= What to produce =
Extract only the lines running from the top of the entries to the line that holds "ax.set_ylim(min(prop_ev2) - 0.04". Include that line and omit the pictures.

[Plotting code records]
####################
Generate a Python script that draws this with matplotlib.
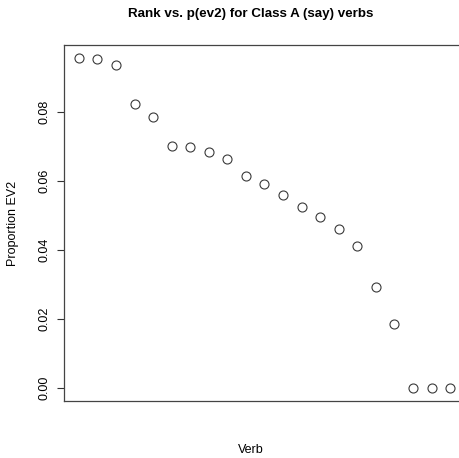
import matplotlib
matplotlib.use("Agg")
import matplotlib.pyplot as plt
import numpy as np

plt.rcParams['font.family'] = ['Liberation Sans', 'DejaVu Sans']

rank = np.arange(1, 22)
prop_ev2 = [0.0957, 0.0954, 0.0937, 0.0824, 0.0785, 0.0701, 0.0698, 0.0685,
            0.0665, 0.0614, 0.0593, 0.0561, 0.0525, 0.0497, 0.0461, 0.0412,
            0.0294, 0.0186, 0.0, 0.0, 0.0]
y_ticks = [0.00, 0.02, 0.04, 0.06, 0.08]

fig = plt.figure(figsize=(4.6, 4.58), dpi=100)
ax = fig.add_axes([64 / 460, 57 / 458, 401 / 460, 356 / 458])

ax.plot(rank, prop_ev2, 'o', mfc='none', mec='#3a3a3a', ms=6.5, mew=0.8)

# R style 4% padding
xr = rank.max() - rank.min()
ax.set_xlim(rank.min() - 0.04 * xr, rank.max() + 0.04 * xr)
yr = max(prop_ev2) - min(prop_ev2)
ax.set_ylim(min(prop_ev2) - 0.04 * yr, max(prop_ev2) + 0.04 * yr)

ax.set_xticks([])
ax.set_yticks(y_ticks)
ax.set_yticklabels(["%.2f" % t for t in y_ticks], rotation=90, va='center', fontsize=9)
ax.tick_params(axis='y', length=5, width=0.8, color='#333333', pad=5)
for s in ax.spines.values():
    s.set_color('#444444')
    s.set_linewidth(0.9)

fig.text(13 / 460, 1 - 223 / 458, "Proportion EV2", rotation=90,
         ha='center', va='center', fontsize=9)
fig.text(251 / 460, 1 - 450 / 458, "Verb", ha='center', va='center', fontsize=9)
fig.text(251 / 460, 1 - 14 / 458, "Rank vs. p(ev2) for Class A (say) verbs",
         ha='center', va='center', fontsize=9.6, fontweight='bold')

fig.savefig("out.png", dpi=100)
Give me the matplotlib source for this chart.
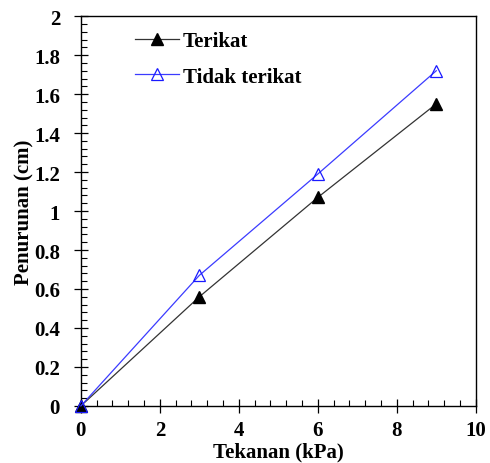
import matplotlib
matplotlib.use("Agg")
import matplotlib.pyplot as plt
from matplotlib.ticker import MultipleLocator, FuncFormatter

# ── Data ─────────────────────────────────────────────
tekanan       = [0, 3, 6, 9]
terikat       = [0.0, 0.56, 1.07, 1.55]
tidak_terikat = [0.0, 0.67, 1.19, 1.72]

plt.rcParams["font.family"] = ["Liberation Serif", "DejaVu Serif"]
plt.rcParams["font.weight"] = "bold"

fig = plt.figure(figsize=(4.9, 4.64), dpi=100)
ax = fig.add_axes([0.165, 0.123, 0.806, 0.840])

ax.plot(tekanan, terikat, color="#333333", lw=0.9, marker="^", ms=8,
        mfc="black", mec="black", label="Terikat", clip_on=False, zorder=3)
ax.plot(tekanan, tidak_terikat, color="#3b3bff", lw=0.9, marker="^", ms=8,
        mfc="none", mec="#1a1aff", mew=0.9, label="Tidak terikat",
        clip_on=False, zorder=4)

ax.set_xlim(0, 10)
ax.set_ylim(0, 2)
ax.xaxis.set_major_locator(MultipleLocator(2))
ax.xaxis.set_minor_locator(MultipleLocator(0.4))
ax.yaxis.set_major_locator(MultipleLocator(0.2))
ax.yaxis.set_minor_locator(MultipleLocator(0.04))
fmt = FuncFormatter(lambda v, p: f"{v:g}")
ax.xaxis.set_major_formatter(fmt)
ax.yaxis.set_major_formatter(fmt)

ax.tick_params(which="major", direction="inout", length=10, width=0.9,
               labelsize=15)
ax.tick_params(axis="x", which="major", pad=5)
ax.tick_params(axis="y", which="major", pad=10)
ax.tick_params(which="minor", direction="in", length=4, width=0.8)
for lab in ax.get_xticklabels() + ax.get_yticklabels():
    lab.set_fontweight("bold")
for s in ax.spines.values():
    s.set_linewidth(1.0)

ax.set_xlabel("Tekanan (kPa)", fontsize=15, fontweight="bold", labelpad=1)
ax.set_ylabel("Penurunan (cm)", fontsize=15, fontweight="bold", labelpad=0)

ax.legend(loc="upper left", bbox_to_anchor=(0.09, 1.01), frameon=False,
          handlelength=2.1, handletextpad=0.2, labelspacing=0.75,
          prop={"weight": "bold", "size": 15})

fig.savefig("out.png", dpi=100)
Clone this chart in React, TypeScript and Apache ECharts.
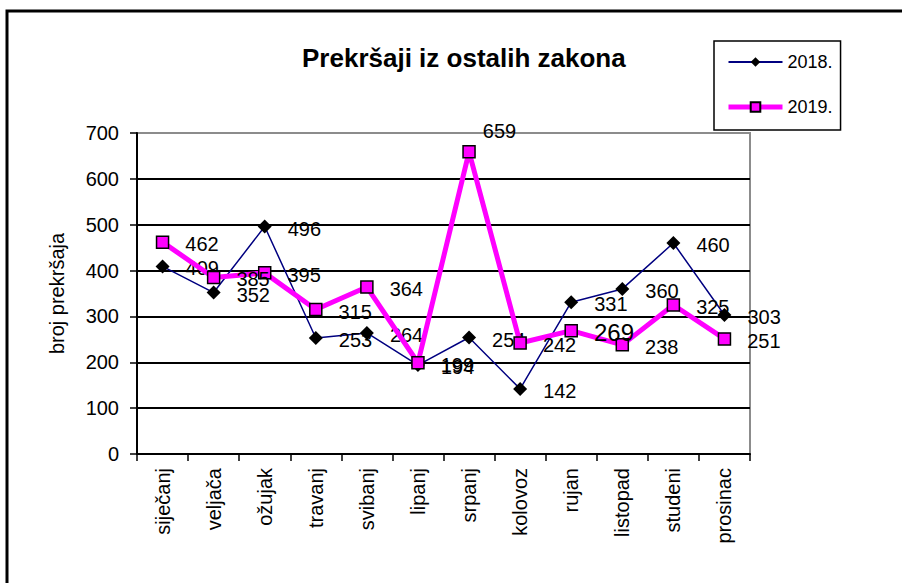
####################
= Written answer =
Generate a Python script that draws this with matplotlib.
import matplotlib
matplotlib.use("Agg")
import matplotlib.pyplot as plt
import numpy as np

plt.rcParams['font.family'] = ['Liberation Sans', 'DejaVu Sans']

rank = np.arange(1, 22)
prop_ev2 = [0.0957, 0.0954, 0.0937, 0.0824, 0.0785, 0.0701, 0.0698, 0.0685,
            0.0665, 0.0614, 0.0593, 0.0561, 0.0525, 0.0497, 0.0461, 0.0412,
            0.0294, 0.0186, 0.0, 0.0, 0.0]
y_ticks = [0.00, 0.02, 0.04, 0.06, 0.08]

fig = plt.figure(figsize=(4.6, 4.58), dpi=100)
ax = fig.add_axes([64 / 460, 57 / 458, 401 / 460, 356 / 458])

ax.plot(rank, prop_ev2, 'o', mfc='none', mec='#3a3a3a', ms=6.5, mew=0.8)

# R style 4% padding
xr = rank.max() - rank.min()
ax.set_xlim(rank.min() - 0.04 * xr, rank.max() + 0.04 * xr)
yr = max(prop_ev2) - min(prop_ev2)
ax.set_ylim(min(prop_ev2) - 0.04 * yr, max(prop_ev2) + 0.04 * yr)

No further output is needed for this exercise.